Title Due Diligence in RERA Projects: Consequences to Builders
- April 21, 2026
- Posted by: MGK Law Firm
- Category: Uncategorized
The enactment of the Real Estate (Regulation and Development) Act, 2016 (“RERA”) marked a significant shift in the regulation of India’s real estate sector. By mandating disclosures and introducing accountability mechanisms, it has enhanced transparency and strengthened buyer confidence. However, a persistent misconception continues to shape buyer behaviour—the belief that RERA registration guarantees a legally sound, dispute-free title. This assumption is flawed. While RERA improves access to information, it does not eliminate the need for independent title due diligence, and overlooking this distinction often exposes buyers to serious legal and financial risks.
RERA Does Not Guarantee a Clean Title
At the outset, it is important to clarify that RERA does not certify or guarantee a clean title to property. The statutory framework is disclosure-driven rather than adjudicatory in nature. Under Section 4(2)(l)(B), the promoter is required to disclose details of the legal title to the land along with supporting documentation. Further, Section 11 places responsibility on the promoter for the accuracy of such representations. However, the Real Estate Regulatory Authority does not conduct a conclusive verification or adjudication of title at the stage of registration. Approval is granted based on the documents submitted, which means that RERA registration should be understood as a compliance milestone—not as a legal assurance of title validity.
Many home buyers also ask a question – “The Bank has given approval to the Project, is it safe to buy a flat”?” The simple answer is NO. The business of banking is primarily dependent upon issuance of loans to high networth projects. It
Essential Title Documents Buyers Must Verify
In this context, independent verification of title documents becomes indispensable. A prudent buyer must examine the chain of title from pre-independence to ensure continuity and detect any gaps or irregularities. The root or mother deed must be scrutinised to establish the origin of ownership, while an Encumbrance Certificate should be obtained to identify registered charges or liabilities on the property. In cases involving joint development, the development agreement between the landowner and promoter must be carefully reviewed, along with any power of attorney relied upon by the developer. Equally important is verifying land use approvals, zoning compliance, and sanctioned building plans. Buyers must also undertake litigation searches to identify pending disputes or claims affecting the property. The common mistake lies in relying solely on disclosures available on the RERA portal without independently validating the underlying documents.
Right to Sue for Defective Title
Despite these risks, RERA provides a strong remedial framework in cases of defective title. Section 18(2) of RERA expressly entitles an allottee to claim compensation where the promoter’s representation regarding title is found to be false or defective. This provision recognises the seriousness of title defects and imposes liability on the promoter for losses suffered by the buyer. Notably, such claims are treated differently from delay-based claims and may not be constrained by conventional limitation considerations in the same manner. However, this remedy is inherently corrective—it operates after harm has occurred and cannot substitute preventive due diligence.

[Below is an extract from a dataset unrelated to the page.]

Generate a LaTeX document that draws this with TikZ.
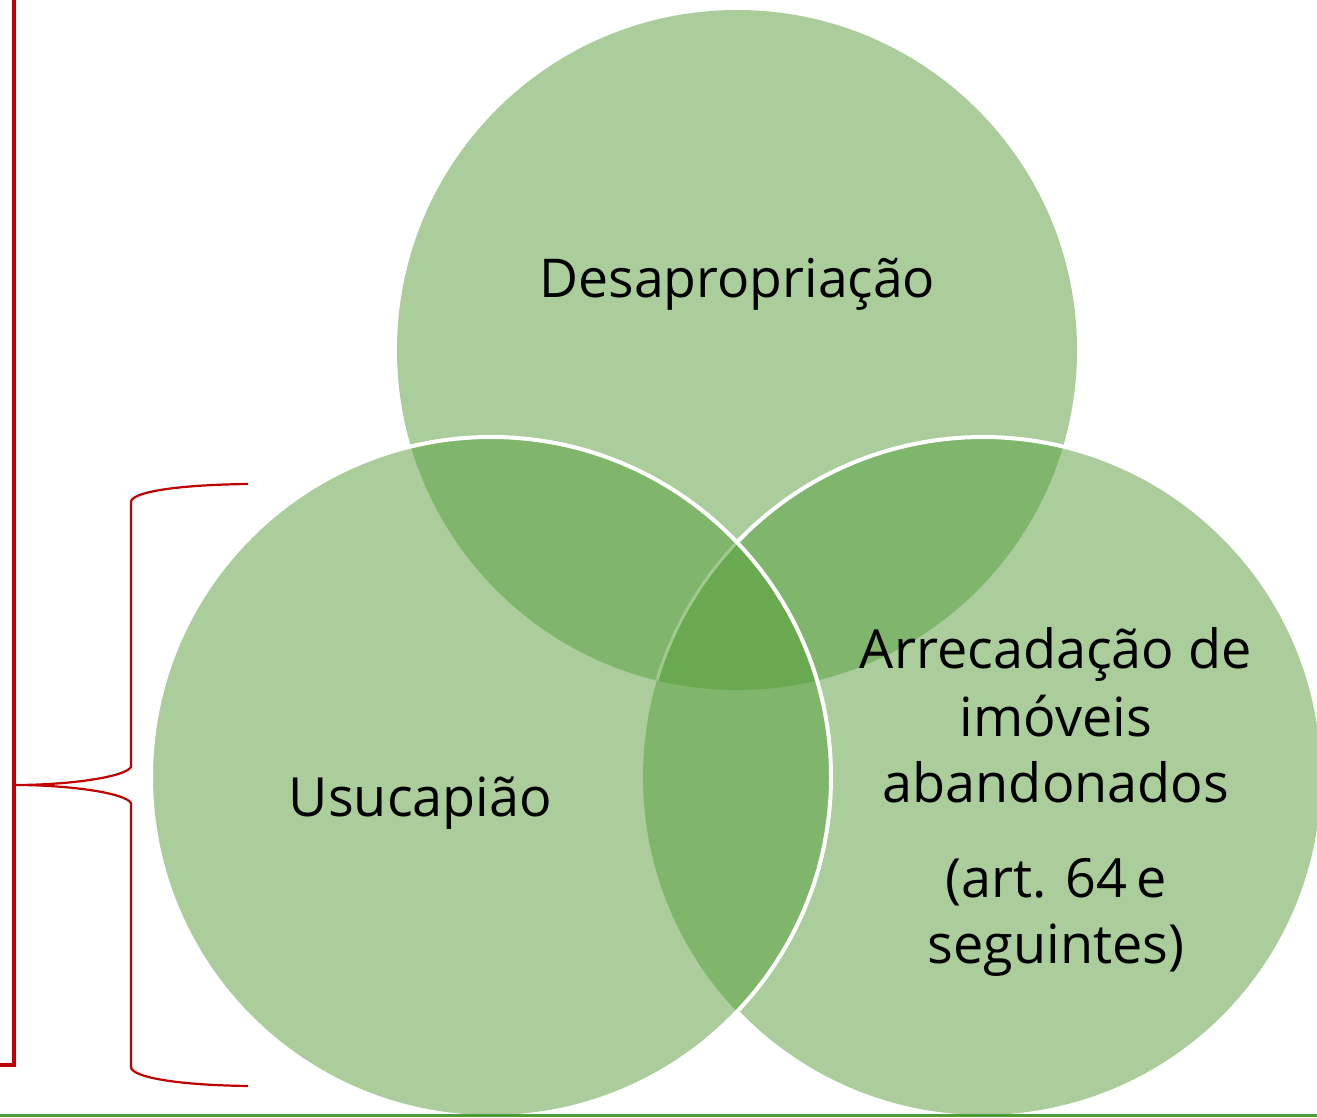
\documentclass[tikz,border=0pt]{standalone}
\usepackage{fontspec}
\setmainfont{Open Sans}
\definecolor{vlight}{HTML}{AACD9B}
\definecolor{vmed}{HTML}{80B66C}
\definecolor{vdark}{HTML}{69A94F}
\definecolor{vfaint}{HTML}{A0C98F}
\definecolor{bred}{HTML}{C00000}
\definecolor{bgreen}{HTML}{509B37}
\begin{document}
\begin{tikzpicture}[x=1pt,y=1pt,
  lbl/.style={anchor=base,inner sep=0pt,text=black,font=\fontsize{54}{54}\selectfont},
  border/.style={draw=white,line width=4pt},
  redbar/.style={draw=bred,line width=4pt,miter limit=10},
  bracestyle/.style={draw=bred,line width=2.2pt}]
\useasboundingbox (0,0) rectangle (1317,1117);
% circle centres
\coordinate (T) at (737,767);
\coordinate (L) at (491,340);
\coordinate (R) at (983,340);
\def\rr{340}
% base fills
\fill[vlight] (T) circle (\rr);
\fill[vlight] (L) circle (\rr);
\fill[vlight] (R) circle (\rr);
% pairwise overlaps
\begin{scope}\clip (T) circle (\rr); \fill[vmed] (L) circle (\rr); \fill[vmed] (R) circle (\rr);\end{scope}
\begin{scope}\clip (L) circle (\rr); \fill[vmed] (R) circle (\rr);\end{scope}
% triple
\begin{scope}\clip (T) circle (\rr); \clip (L) circle (\rr); \fill[vdark] (R) circle (\rr);\end{scope}
% faint arc of right circle in triple region
\begin{scope}\clip (T) circle (\rr); \clip (L) circle (\rr); \draw[vfaint,line width=3pt] (R) circle (\rr);\end{scope}
% white borders
\draw[border] (R) ++(136.35:\rr) arc[start angle=136.35,end angle=-136.35,radius=\rr];
\draw[border] (L) circle (\rr);
% labels
\node[lbl,font=\fontsize{53.5}{54}\selectfont] (desap) at (737.5,819.7) {Desapropriação};
\node[lbl] (usuc) at (420.5,300) {Usucapião};
\node[lbl] (arr1) at (1056,448) {Arrecadação de};
\node[lbl] (arr2) at (1056,380) {imóveis};
\node[lbl] (arr3) at (1056,314) {abandonados};
\node[lbl] (arr4) at (1056,219) {(art. 64\hspace{0.18em}e};
\node[lbl] (arr5) at (1056,154) {seguintes)};
% red bar
\coordinate (bartop) at (13.5,1117);
\coordinate (barbot) at (13.5,52.3);
\coordinate (barfoot) at (0,52.3);
\draw[redbar] (bartop) -- (barbot) -- (barfoot);
% brace
\coordinate (tip) at (15,332);
\coordinate (bu1) at (131,350);
\coordinate (bu2) at (131,615);
\coordinate (bu3) at (248,633);
\coordinate (bl1) at (131,314);
\coordinate (bl2) at (131,50);
\coordinate (bl3) at (248,31);
\draw[bracestyle] (bu3) .. controls (170,632) and (131,624) .. (bu2) -- (bu1)
   .. controls (125,340) and (70,332) .. (tip)
   .. controls (70,332) and (125,324) .. (bl1) -- (bl2)
   .. controls (131,41) and (170,32) .. (bl3);
% green baseline
\fill[bgreen] (0,0) rectangle (1317,3.5);
\end{tikzpicture}
\end{document}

Promoter’s Liability for Title Defects
The liability imposed on promoters under RERA is both significant and continuing. The obligation begins with disclosure under Section 4 and extends to the accuracy of all representations made under Section 11. Where title defects are established, Section 18(2) creates a direct statutory liability to compensate the allottee. Importantly, this liability cannot be contractually excluded through clauses in the agreement for sale. This is particularly relevant in joint development arrangements, where the promoter’s rights may derive from agreements with landowners, thereby increasing the complexity and risk of title disputes.
Hidden Risks in RERA-Approved Projects
Even in RERA-approved projects, several hidden risks may persist, often escaping the attention of unsuspecting buyers. Fragmented ownership structures, where multiple landowners are involved, may lead to incomplete or disputed consent. Pending litigation, including title suits, acquisition proceedings, or family disputes, can significantly impair ownership rights. Certain properties may be subject to conditional titles, such as government grants or land-use restrictions, which impose limitations on transfer or development. Joint development agreements may give rise to overlapping rights between landowners and developers, particularly in relation to unsold inventory. Additionally, gaps in the chain of title, unregistered transfers, or reliance on defective powers of attorney can create serious legal vulnerabilities. It is also not uncommon for the same land to be sold multiple times by the same owner due to fraudulent intent or greed, leading to competing claims over the property. Even encumbrances may not always be fully visible through standard searches, particularly in the case of equitable mortgages.
Conclusion
RERA enhances transparency and imposes accountability, but it does not replace the need for independent legal verification. Buyers who treat RERA registration as a substitute for title due diligence expose themselves to avoidable disputes and financial loss. While the law provides remedies, including compensation for defective title, reliance on post-facto enforcement is inherently uncertain and time-consuming. A cautious and informed approach—anchored in thorough title verification—is essential. In real estate transactions, regulatory compliance may inspire confidence, but true security ultimately depends on diligent verification of title.